Le Tribunal administratif fédéral avait alors annulé le refus de l’OFAG. Le recours de ce dernier, qui portait sur l’une des substances contestées, a été écarté par le Tribunal fédéral dans un arrêt de principe rendu en février 2018 (ATF 144 II 218). Dans cet arrêt, la Haute Cour a considéré que le WWF était légitimé à participer aux procédures d’autorisation de mise dans le commerce de pesticides, sur la base de l’art. 12 LPN, en considérant que l’on se trouvait en présence d’une tâche fédérale, cela indépendamment du lieu où les produits phytosanitaires pouvaient être utilisés. Ces produits, en tant qu’ils peuvent porter atteinte à la nature tombent dans le champ d’application de la LPN (art. 1 et 18 al. 2 LPN). Les dispositions de la législation sur les produits phytosanitaires (art. 1 al. 1  OPPh) prévoient d’ailleurs qu’ils ne doivent pas exercer d’effets secondaires inacceptables sur la santé de l’être humain et des animaux ni sur l’environnement; les dispositions de l’ordonnance sont entièrement orientées par le principe de précaution (art. 1 al. 4 OPPh).

En décembre 2018, l’Office fédéral de l’agriculture (OFAG) a ainsi invité l’organisation de protection de l’environnement à participer a posteriori à des procédures d’évaluation de pesticides, qui avaient débouché sur des autorisations en mars et novembre 2017. Tenu à l’écart jusque-là, le WWF Suisse obtenait ainsi l’accès aux dossiers.

Trois recours ont été déposés contre les décisions de l’OFAG devant le Tribunal administratif fédéral. Ces procédures visaient en particulier à obtenir que l’une des substances entrant dans la composition des pesticides soit effacée. Voire même que tous les passages faisant allusion à cette substance soient retirés des documents remis au WWF.

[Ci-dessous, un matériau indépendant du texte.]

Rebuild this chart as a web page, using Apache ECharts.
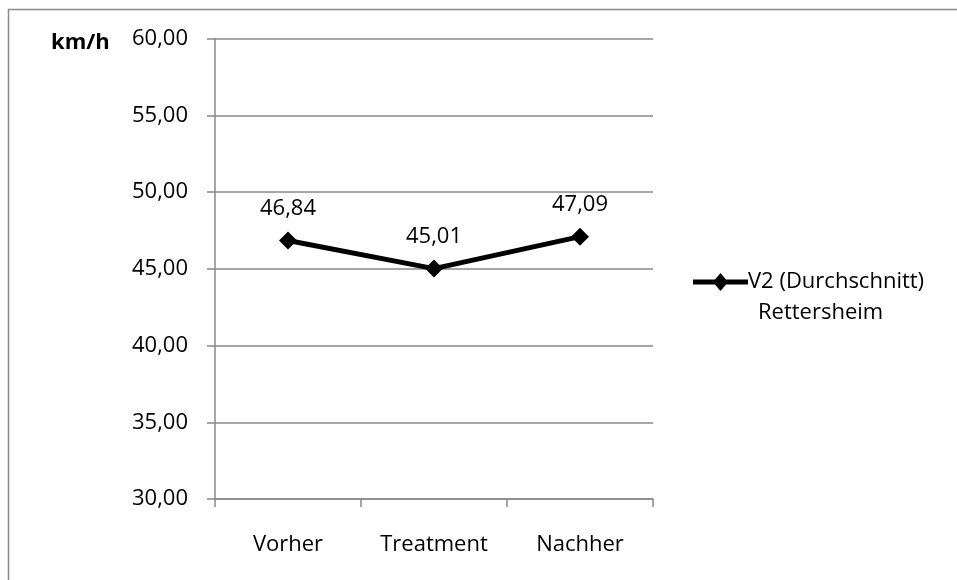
<!DOCTYPE html>
<html>
<head>
<meta charset="utf-8">
<script src="https://cdn.jsdelivr.net/npm/echarts@6/dist/echarts.min.js"></script>
<style>
html,body{margin:0;padding:0;background:#fff;}
#c{width:957px;height:580px;}
</style>
</head>
<body>
<div id="c"></div>
<script>
const categories = ['Vorher', 'Treatment', 'Nachher'];
const values = [46.84, 45.01, 47.09];
const seriesName = 'V2 (Durchschnitt)';
const seriesNameLine2 = 'Rettersheim';
const yUnit = 'km/h';

const FONT = '"Open Sans", "Noto Sans", sans-serif';
const FS = 22;
const fmt = v => v.toFixed(2).replace('.', ',');

const chart = echarts.init(document.getElementById('c'));
chart.setOption({
  animation: false,
  backgroundColor: '#fff',
  textStyle: { fontFamily: FONT },
  graphic: [{
    type: 'rect',
    shape: { x: 8.5, y: 9.5, width: 1200, height: 1200 },
    style: { fill: 'none', stroke: '#8a8a8a', lineWidth: 1.5 },
    silent: true
  }, {
    type: 'text',
    left: 51, top: 32,
    style: { text: yUnit, font: 'bold 22px ' + FONT, fill: '#000' }
  }, {
    type: 'text',
    left: 758, top: 302,
    style: { text: seriesNameLine2, font: FS + 'px ' + FONT, fill: '#000' }
  }],
  grid: { left: 215, top: 38.5, right: 304, bottom: 81, containLabel: false },
  legend: {
    left: 688, top: 262.5,
    orient: 'vertical',
    itemWidth: 55, itemHeight: 18,
    itemGap: 0,
    textStyle: { fontSize: FS, color: '#000', fontFamily: FONT, lineHeight: 29, padding: [0, 0, 0, -5] },
    data: [{ name: seriesName, icon: 'path://M0,6.5 L22,6.5 L27.5,0 L33,6.5 L55,6.5 L55,11.5 L33,11.5 L27.5,18 L22,11.5 L0,11.5 Z' }]
  },
  xAxis: {
    type: 'category',
    data: categories,
    boundaryGap: true,
    axisLine: { lineStyle: { color: '#888', width: 1.5 } },
    axisTick: { show: true, length: 8, lineStyle: { color: '#888', width: 1.5 } },
    axisLabel: { fontSize: FS, color: '#000', margin: 35, fontFamily: FONT },
    splitLine: { show: false }
  },
  yAxis: {
    type: 'value',
    min: 30, max: 60, interval: 5,
    axisLine: { show: true, lineStyle: { color: '#888', width: 1.5 } },
    axisTick: { show: true, length: 8, lineStyle: { color: '#888', width: 1.5 } },
    axisLabel: { fontSize: FS, color: '#000', margin: 27, fontFamily: FONT, formatter: v => fmt(v) },
    splitLine: { show: true, lineStyle: { color: '#888', width: 1.5 } }
  },
  series: [{
    name: seriesName,
    type: 'line',
    data: values,
    symbol: 'diamond',
    symbolSize: 18,
    itemStyle: { color: '#000' },
    lineStyle: { color: '#000', width: 5 },
    label: {
      show: true, position: 'top', distance: 12,
      fontSize: FS, color: '#000', fontFamily: FONT,
      formatter: p => fmt(p.value)
    }
  }]
});
</script>
</body>
</html>
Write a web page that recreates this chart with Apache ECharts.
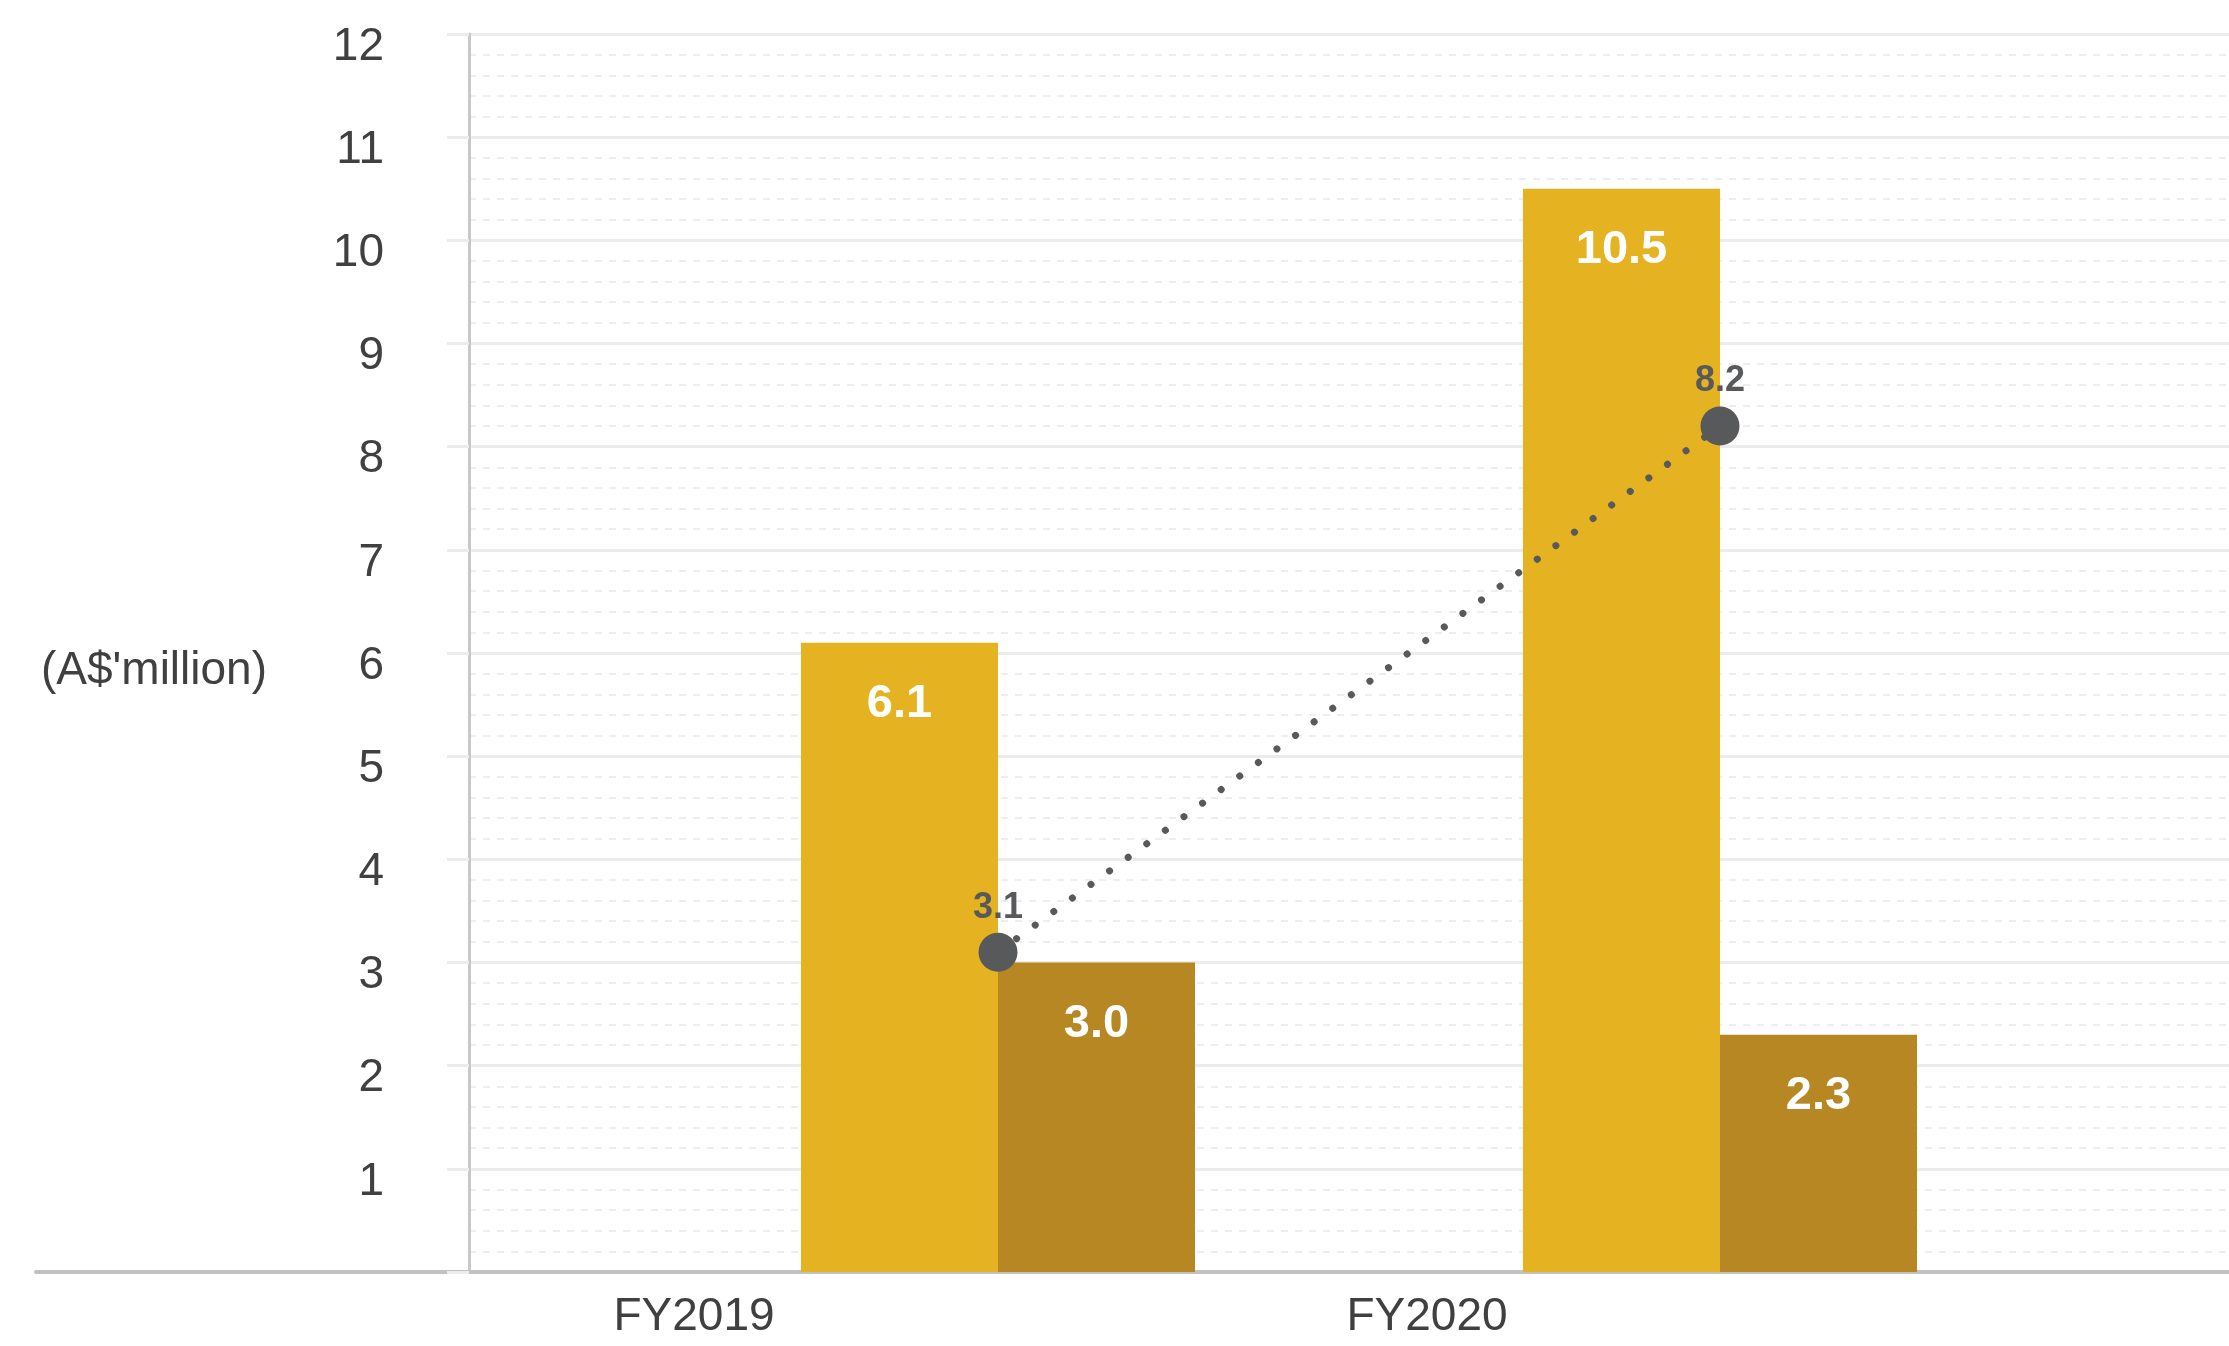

Dans trois arrêts du 25 octobre 2019(TAF B_532, 535 et 556/2019), les juges de Saint-Gall ont rejeté les griefs portant sur la qualité de partie du WWF à la procédure d’autorisation et, partant, sur son droit à consulter les dossiers. Ils ont toutefois relevé que la compétence de faire primer le secret des affaires sur le droit de recours des associations appartenait en l’espèce à l’OFAG. Sur ce point, le tribunal n’est donc pas entré en matière.